Carry none of the pictures over; write out the complete data exactly.

========================================================================

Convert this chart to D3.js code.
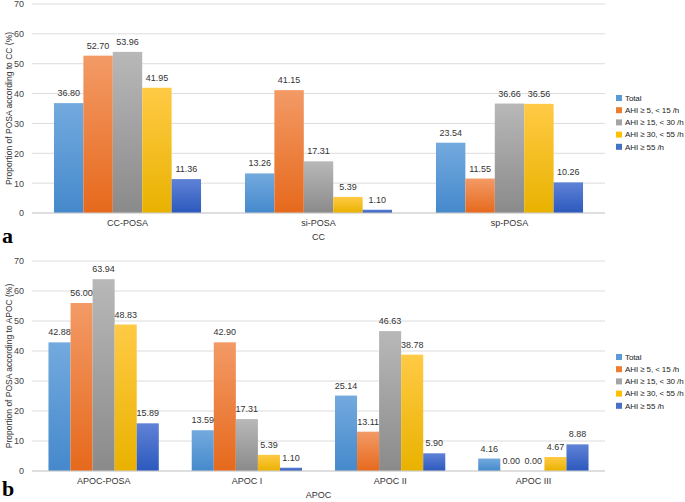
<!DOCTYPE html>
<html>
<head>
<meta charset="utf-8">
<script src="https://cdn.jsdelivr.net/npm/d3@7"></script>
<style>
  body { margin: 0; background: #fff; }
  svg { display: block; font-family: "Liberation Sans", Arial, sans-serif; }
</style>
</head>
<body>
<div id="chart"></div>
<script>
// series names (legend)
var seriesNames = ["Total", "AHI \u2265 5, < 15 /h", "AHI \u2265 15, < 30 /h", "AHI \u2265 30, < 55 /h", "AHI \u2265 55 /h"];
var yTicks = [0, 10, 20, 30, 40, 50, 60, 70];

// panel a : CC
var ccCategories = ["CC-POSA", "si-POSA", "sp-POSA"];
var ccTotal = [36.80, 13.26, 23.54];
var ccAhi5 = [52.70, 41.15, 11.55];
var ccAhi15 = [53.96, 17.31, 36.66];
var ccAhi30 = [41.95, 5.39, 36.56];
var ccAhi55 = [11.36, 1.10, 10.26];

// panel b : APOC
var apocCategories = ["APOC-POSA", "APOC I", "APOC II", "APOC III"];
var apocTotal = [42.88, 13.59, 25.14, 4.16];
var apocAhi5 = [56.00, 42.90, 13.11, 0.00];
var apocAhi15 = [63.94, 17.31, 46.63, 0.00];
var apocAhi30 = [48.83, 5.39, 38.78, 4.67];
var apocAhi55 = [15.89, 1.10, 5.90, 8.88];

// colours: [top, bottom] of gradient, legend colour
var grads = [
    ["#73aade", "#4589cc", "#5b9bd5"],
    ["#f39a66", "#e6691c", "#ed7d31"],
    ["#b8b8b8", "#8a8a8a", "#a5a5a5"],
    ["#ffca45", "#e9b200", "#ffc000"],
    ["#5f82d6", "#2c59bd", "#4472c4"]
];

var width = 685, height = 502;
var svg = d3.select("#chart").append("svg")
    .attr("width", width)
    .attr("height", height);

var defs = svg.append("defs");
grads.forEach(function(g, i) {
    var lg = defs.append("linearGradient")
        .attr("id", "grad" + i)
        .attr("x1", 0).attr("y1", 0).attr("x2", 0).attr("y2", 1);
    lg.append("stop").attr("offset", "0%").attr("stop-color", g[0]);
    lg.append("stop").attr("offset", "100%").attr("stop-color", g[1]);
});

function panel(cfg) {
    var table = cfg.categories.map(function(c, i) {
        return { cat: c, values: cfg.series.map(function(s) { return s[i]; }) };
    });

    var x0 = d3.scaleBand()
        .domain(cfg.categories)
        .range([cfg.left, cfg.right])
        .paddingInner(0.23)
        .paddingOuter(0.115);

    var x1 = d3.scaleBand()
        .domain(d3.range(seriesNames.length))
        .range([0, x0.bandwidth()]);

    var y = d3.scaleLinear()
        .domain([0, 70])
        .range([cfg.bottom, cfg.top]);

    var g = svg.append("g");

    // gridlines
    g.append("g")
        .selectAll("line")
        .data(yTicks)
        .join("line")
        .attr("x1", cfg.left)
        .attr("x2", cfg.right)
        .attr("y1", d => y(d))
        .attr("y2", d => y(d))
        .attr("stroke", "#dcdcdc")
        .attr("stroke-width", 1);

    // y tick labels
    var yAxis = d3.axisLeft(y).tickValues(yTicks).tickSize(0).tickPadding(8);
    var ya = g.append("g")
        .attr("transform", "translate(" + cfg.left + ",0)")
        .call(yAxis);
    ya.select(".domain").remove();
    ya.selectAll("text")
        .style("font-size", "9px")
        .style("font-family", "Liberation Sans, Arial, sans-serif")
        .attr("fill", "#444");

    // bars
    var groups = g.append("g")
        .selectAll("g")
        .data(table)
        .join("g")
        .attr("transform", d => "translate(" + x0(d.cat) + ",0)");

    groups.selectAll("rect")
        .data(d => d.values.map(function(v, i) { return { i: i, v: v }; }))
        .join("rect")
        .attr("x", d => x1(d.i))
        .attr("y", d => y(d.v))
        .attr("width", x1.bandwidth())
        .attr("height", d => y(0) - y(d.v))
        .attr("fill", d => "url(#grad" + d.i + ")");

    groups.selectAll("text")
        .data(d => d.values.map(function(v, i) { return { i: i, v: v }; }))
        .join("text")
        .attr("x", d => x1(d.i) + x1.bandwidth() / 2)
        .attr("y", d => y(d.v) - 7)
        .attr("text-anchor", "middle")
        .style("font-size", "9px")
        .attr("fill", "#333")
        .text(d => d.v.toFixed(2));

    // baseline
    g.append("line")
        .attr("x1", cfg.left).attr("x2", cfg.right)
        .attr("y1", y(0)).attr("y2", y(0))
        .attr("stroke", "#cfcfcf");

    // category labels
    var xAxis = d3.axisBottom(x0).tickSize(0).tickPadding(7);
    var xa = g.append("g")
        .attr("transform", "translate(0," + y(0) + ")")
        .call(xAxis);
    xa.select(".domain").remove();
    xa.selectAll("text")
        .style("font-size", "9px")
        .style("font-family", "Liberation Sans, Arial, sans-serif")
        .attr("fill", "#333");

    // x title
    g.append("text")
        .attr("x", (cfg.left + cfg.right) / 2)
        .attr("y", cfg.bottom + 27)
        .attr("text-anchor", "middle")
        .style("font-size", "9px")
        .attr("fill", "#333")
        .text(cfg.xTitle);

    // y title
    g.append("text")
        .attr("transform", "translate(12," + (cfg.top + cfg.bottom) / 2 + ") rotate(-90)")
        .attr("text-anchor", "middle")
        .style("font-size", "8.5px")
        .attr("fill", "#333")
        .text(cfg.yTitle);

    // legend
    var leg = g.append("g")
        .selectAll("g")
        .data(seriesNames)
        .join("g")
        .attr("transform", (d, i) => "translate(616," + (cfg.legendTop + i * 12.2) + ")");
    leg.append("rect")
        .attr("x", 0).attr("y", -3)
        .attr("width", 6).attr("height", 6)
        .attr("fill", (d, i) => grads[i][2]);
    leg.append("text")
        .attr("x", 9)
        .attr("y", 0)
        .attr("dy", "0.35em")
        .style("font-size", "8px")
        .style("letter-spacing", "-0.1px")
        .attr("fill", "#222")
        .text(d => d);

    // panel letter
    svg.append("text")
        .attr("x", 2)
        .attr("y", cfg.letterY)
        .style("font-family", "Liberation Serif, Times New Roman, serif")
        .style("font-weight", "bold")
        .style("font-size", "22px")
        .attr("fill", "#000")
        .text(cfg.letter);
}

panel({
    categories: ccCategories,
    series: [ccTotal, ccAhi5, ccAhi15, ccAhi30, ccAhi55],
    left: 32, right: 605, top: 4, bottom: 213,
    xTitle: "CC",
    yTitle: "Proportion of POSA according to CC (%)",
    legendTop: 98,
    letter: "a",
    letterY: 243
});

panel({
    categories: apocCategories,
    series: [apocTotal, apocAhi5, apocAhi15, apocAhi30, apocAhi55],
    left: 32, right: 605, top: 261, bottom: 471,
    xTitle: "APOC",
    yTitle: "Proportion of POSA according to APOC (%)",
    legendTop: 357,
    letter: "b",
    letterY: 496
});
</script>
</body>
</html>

========================================================================

*Response to this exercise*.
Convert this chart to D3.js code.
<!DOCTYPE html>
<html>
<head>
<meta charset="utf-8">
<script src="https://cdn.jsdelivr.net/npm/d3@7"></script>
<style>
  body { margin: 0; background: #fff; }
  svg { display: block; font-family: "Liberation Sans", Arial, sans-serif; }
</style>
</head>
<body>
<div id="chart"></div>
<script>
// series names (legend)
var seriesNames = ["Total", "AHI \u2265 5, < 15 /h", "AHI \u2265 15, < 30 /h", "AHI \u2265 30, < 55 /h", "AHI \u2265 55 /h"];
var yTicks = [0, 10, 20, 30, 40, 50, 60, 70];

// panel a : CC
var ccCategories = ["CC-POSA", "si-POSA", "sp-POSA"];
var ccTotal = [36.80, 13.26, 23.54];
var ccAhi5 = [52.70, 41.15, 11.55];
var ccAhi15 = [53.96, 17.31, 36.66];
var ccAhi30 = [41.95, 5.39, 36.56];
var ccAhi55 = [11.36, 1.10, 10.26];

// panel b : APOC
var apocCategories = ["APOC-POSA", "APOC I", "APOC II", "APOC III"];
var apocTotal = [42.88, 13.59, 25.14, 4.16];
var apocAhi5 = [56.00, 42.90, 13.11, 0.00];
var apocAhi15 = [63.94, 17.31, 46.63, 0.00];
var apocAhi30 = [48.83, 5.39, 38.78, 4.67];
var apocAhi55 = [15.89, 1.10, 5.90, 8.88];

// colours: [top, bottom] of gradient, legend colour
var grads = [
    ["#73aade", "#4589cc", "#5b9bd5"],
    ["#f39a66", "#e6691c", "#ed7d31"],
    ["#b8b8b8", "#8a8a8a", "#a5a5a5"],
    ["#ffca45", "#e9b200", "#ffc000"],
    ["#5f82d6", "#2c59bd", "#4472c4"]
];

var width = 685, height = 502;
var svg = d3.select("#chart").append("svg")
    .attr("width", width)
    .attr("height", height);

var defs = svg.append("defs");
grads.forEach(function(g, i) {
    var lg = defs.append("linearGradient")
        .attr("id", "grad" + i)
        .attr("x1", 0).attr("y1", 0).attr("x2", 0).attr("y2", 1);
    lg.append("stop").attr("offset", "0%").attr("stop-color", g[0]);
    lg.append("stop").attr("offset", "100%").attr("stop-color", g[1]);
});

function panel(cfg) {
    var table = cfg.categories.map(function(c, i) {
        return { cat: c, values: cfg.series.map(function(s) { return s[i]; }) };
    });

    var x0 = d3.scaleBand()
        .domain(cfg.categories)
        .range([cfg.left, cfg.right])
        .paddingInner(0.23)
        .paddingOuter(0.115);

    var x1 = d3.scaleBand()
        .domain(d3.range(seriesNames.length))
        .range([0, x0.bandwidth()]);

    var y = d3.scaleLinear()
        .domain([0, 70])
        .range([cfg.bottom, cfg.top]);

    var g = svg.append("g");

    // gridlines
    g.append("g")
        .selectAll("line")
        .data(yTicks)
        .join("line")
        .attr("x1", cfg.left)
        .attr("x2", cfg.right)
        .attr("y1", d => y(d))
        .attr("y2", d => y(d))
        .attr("stroke", "#dcdcdc")
        .attr("stroke-width", 1);

    // y tick labels
    var yAxis = d3.axisLeft(y).tickValues(yTicks).tickSize(0).tickPadding(8);
    var ya = g.append("g")
        .attr("transform", "translate(" + cfg.left + ",0)")
        .call(yAxis);
    ya.select(".domain").remove();
    ya.selectAll("text")
        .style("font-size", "9px")
        .style("font-family", "Liberation Sans, Arial, sans-serif")
        .attr("fill", "#444");

    // bars
    var groups = g.append("g")
        .selectAll("g")
        .data(table)
        .join("g")
        .attr("transform", d => "translate(" + x0(d.cat) + ",0)");

    groups.selectAll("rect")
        .data(d => d.values.map(function(v, i) { return { i: i, v: v }; }))
        .join("rect")
        .attr("x", d => x1(d.i))
        .attr("y", d => y(d.v))
        .attr("width", x1.bandwidth())
        .attr("height", d => y(0) - y(d.v))
        .attr("fill", d => "url(#grad" + d.i + ")");

    groups.selectAll("text")
        .data(d => d.values.map(function(v, i) { return { i: i, v: v }; }))
        .join("text")
        .attr("x", d => x1(d.i) + x1.bandwidth() / 2)
        .attr("y", d => y(d.v) - 7)
        .attr("text-anchor", "middle")
        .style("font-size", "9px")
        .attr("fill", "#333")
        .text(d => d.v.toFixed(2));

    // baseline
    g.append("line")
        .attr("x1", cfg.left).attr("x2", cfg.right)
        .attr("y1", y(0)).attr("y2", y(0))
        .attr("stroke", "#cfcfcf");

    // category labels
    var xAxis = d3.axisBottom(x0).tickSize(0).tickPadding(7);
    var xa = g.append("g")
        .attr("transform", "translate(0," + y(0) + ")")
        .call(xAxis);
    xa.select(".domain").remove();
    xa.selectAll("text")
        .style("font-size", "9px")
        .style("font-family", "Liberation Sans, Arial, sans-serif")
        .attr("fill", "#333");

    // x title
    g.append("text")
        .attr("x", (cfg.left + cfg.right) / 2)
        .attr("y", cfg.bottom + 27)
        .attr("text-anchor", "middle")
        .style("font-size", "9px")
        .attr("fill", "#333")
        .text(cfg.xTitle);

    // y title
    g.append("text")
        .attr("transform", "translate(12," + (cfg.top + cfg.bottom) / 2 + ") rotate(-90)")
        .attr("text-anchor", "middle")
        .style("font-size", "8.5px")
        .attr("fill", "#333")
        .text(cfg.yTitle);

    // legend
    var leg = g.append("g")
        .selectAll("g")
        .data(seriesNames)
        .join("g")
        .attr("transform", (d, i) => "translate(616," + (cfg.legendTop + i * 12.2) + ")");
    leg.append("rect")
        .attr("x", 0).attr("y", -3)
        .attr("width", 6).attr("height", 6)
        .attr("fill", (d, i) => grads[i][2]);
    leg.append("text")
        .attr("x", 9)
        .attr("y", 0)
        .attr("dy", "0.35em")
        .style("font-size", "8px")
        .style("letter-spacing", "-0.1px")
        .attr("fill", "#222")
        .text(d => d);

    // panel letter
    svg.append("text")
        .attr("x", 2)
        .attr("y", cfg.letterY)
        .style("font-family", "Liberation Serif, Times New Roman, serif")
        .style("font-weight", "bold")
        .style("font-size", "22px")
        .attr("fill", "#000")
        .text(cfg.letter);
}

panel({
    categories: ccCategories,
    series: [ccTotal, ccAhi5, ccAhi15, ccAhi30, ccAhi55],
    left: 32, right: 605, top: 4, bottom: 213,
    xTitle: "CC",
    yTitle: "Proportion of POSA according to CC (%)",
    legendTop: 98,
    letter: "a",
    letterY: 243
});

panel({
    categories: apocCategories,
    series: [apocTotal, apocAhi5, apocAhi15, apocAhi30, apocAhi55],
    left: 32, right: 605, top: 261, bottom: 471,
    xTitle: "APOC",
    yTitle: "Proportion of POSA according to APOC (%)",
    legendTop: 357,
    letter: "b",
    letterY: 496
});
</script>
</body>
</html>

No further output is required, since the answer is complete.